To finish my previous post, we had a great camp next to Lake Dease on the Cassiar Highway, and heard a large animal in the night. It appeared to jump into the lake, and then wade out again. After seeing the bears fishing we were convinced it must have been a bear ( a black bear in my imagination - less dangerous) but several people have said it was more likly a Moose. That is really annoying as I have yet to see a moose!

The very next day we are riding along the Alcan Highway, and right there is a baby Grizzly next to the road. We stopped a fair way back and waited to see if Mum was about before we tried to go past. This cub was all alone however, and it seems likely that Mum was killed by a car a few days earlier. He wasn't scared at all of cars and big motorhomes going by, so we rode past slowly and he freaked out and ran away! Funny how animals ignore cars but motorcyclists are identified as people/animals. I hope the cub is ok, the survival rate is only about 1 in 3 on average.

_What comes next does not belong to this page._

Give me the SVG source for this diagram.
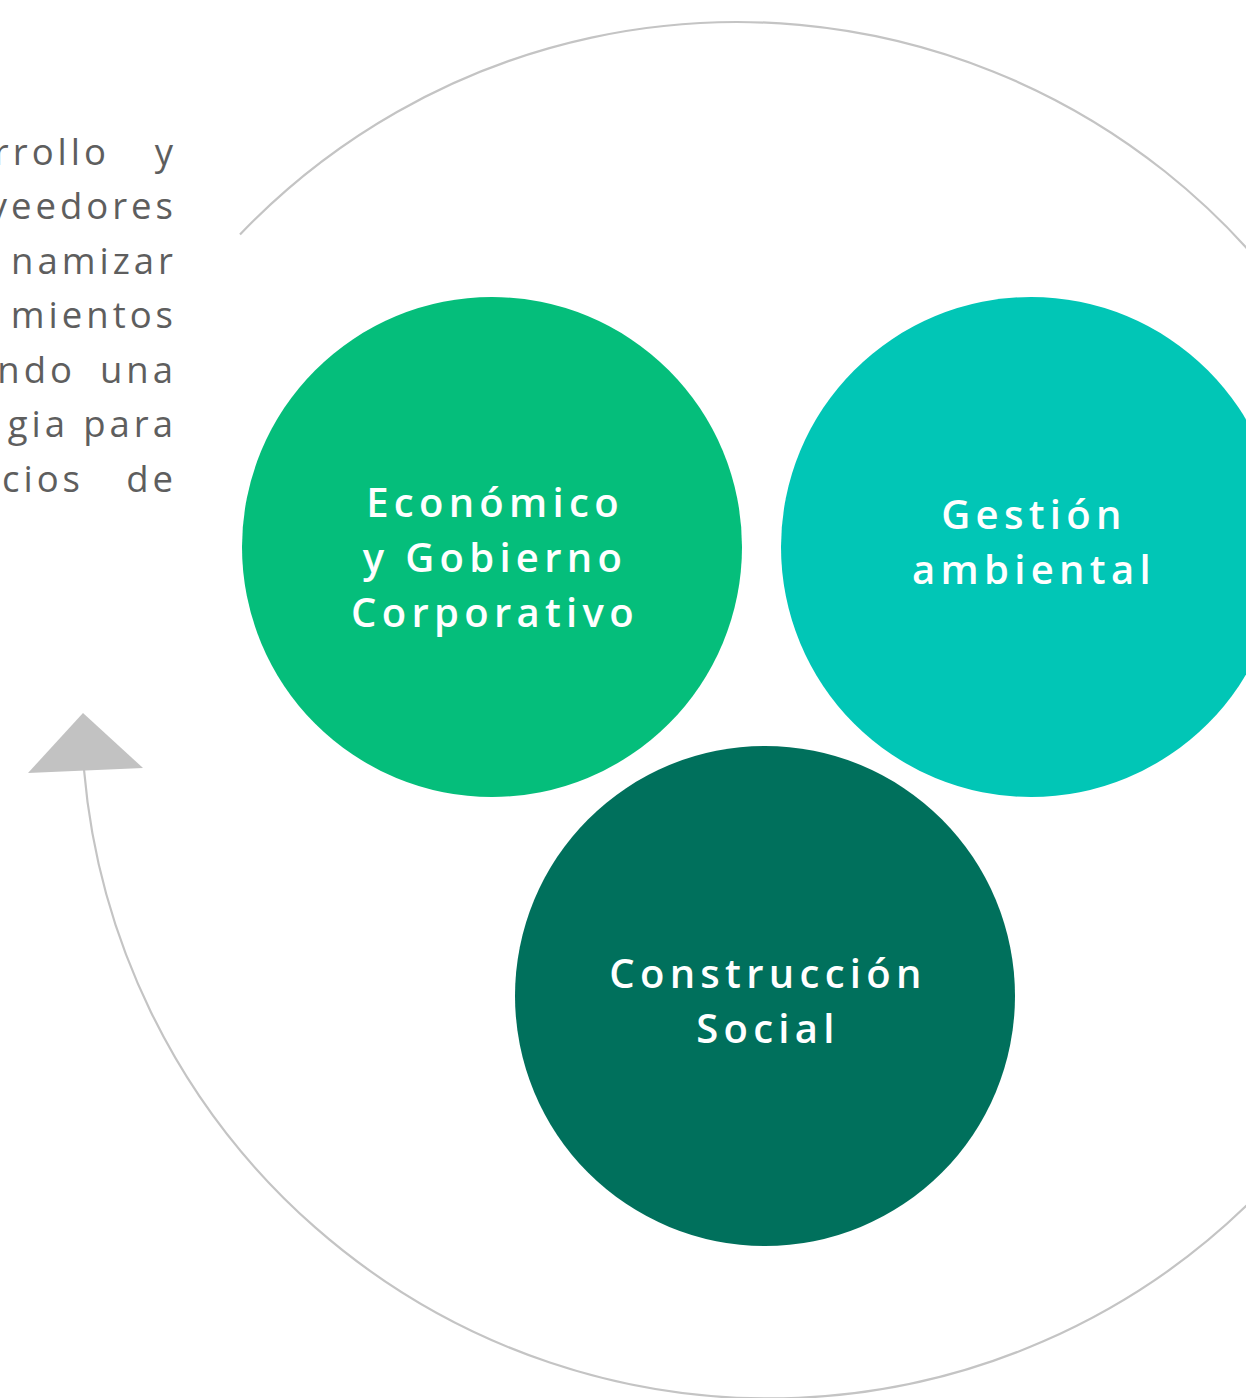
<svg xmlns="http://www.w3.org/2000/svg" width="1246" height="1398" viewBox="0 0 1246 1398">
<style>
.arc{fill:none;stroke:#C4C4C4;stroke-width:2.2}
.lbl{font-family:"Open Sans","Noto Sans","DejaVu Sans",sans-serif;font-weight:650;font-size:40px;letter-spacing:5.3px;fill:#FFFFFF;text-anchor:middle}
.body{font-family:"Open Sans","Noto Sans","DejaVu Sans",sans-serif;font-weight:400;font-size:36.5px;letter-spacing:4px;fill:#5E5E5E;text-anchor:end}
</style>
<rect width="1246" height="1398" fill="#FFFFFF"/>
<g id="paragraph">
<text class="body" x="110" y="165">rrollo</text>
<text class="body" x="177" y="165">y</text>
<text class="body" x="177" y="219">veedores</text>
<text class="body" x="177" y="274">namizar</text>
<text class="body" x="177" y="328">mientos</text>
<text class="body" x="76" y="383">ndo</text>
<text class="body" x="177" y="383">una</text>
<text class="body" x="69" y="437">gia</text>
<text class="body" x="177" y="437">para</text>
<text class="body" x="84" y="492">cios</text>
<text class="body" x="177" y="492">de</text>
</g>
<g id="connectors">
<path class="arc" d="M240,234.5 A687.5,687.5 0 0 1 1424.5,709.5"/>
<path class="arc" d="M1456.5,711 A687.5,687.5 0 0 1 84.04,770"/>
<polygon points="83,713 28,773 143,768" fill="#C2C2C2"/>
</g>
<g id="node-economico">
<circle cx="492" cy="547" r="250" fill="#05BE7B"/>
<text class="lbl" x="495" y="517">Económico</text>
<text class="lbl" x="495" y="572">y Gobierno</text>
<text class="lbl" x="495" y="627">Corporativo</text>
</g>
<g id="node-gestion">
<circle cx="1031" cy="547" r="250" fill="#01C6B6"/>
<text class="lbl" x="1034" y="529">Gestión</text>
<text class="lbl" x="1034" y="584">ambiental</text>
</g>
<g id="node-social">
<circle cx="765" cy="996" r="250" fill="#00705C"/>
<text class="lbl" x="768" y="988">Construcción</text>
<text class="lbl" x="768" y="1043">Social</text>
</g>
</svg>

Along we rolled, and then we saw a very huge pickup truck with an enourmous caravan attatched, and similarly large amounts of white smoke billowing about. They had a cell phone, but that isn't much use in the back of Alaska. So we carried on until Jake's Corner and phoned a tow truck for them. I hope the tow truck came (we saw a likely looking vehicle heading that way) and I hope it didn't bankrupt them.

The next day was feezing cold, so we stayed a night in Tok, at the Thompson's Motorbike Campground which was quite neat. There we met two people from Washington, Jim and Clover and two Dutch tourists, Franz and Richard. Richard is travelling in a Subaru Leone which is hardly a motorcycle but we liked him so that was ok. Besides his Leone has done over 400,000km and he is planning to drive it to Panama yet!

Once we got to Fairbanks things warmed up, and we (Josh and I, and Richard) are now staying at the Go North Base Camp which was reccommended to us by Franz and is very nice. There is a group of 10 Kiwis here who all sound like Lyn of Tawa.

Almost out of time (again) so it's happy birthday to Christine, and to Christopher, I had reason to vistit the post office today (hint, hint).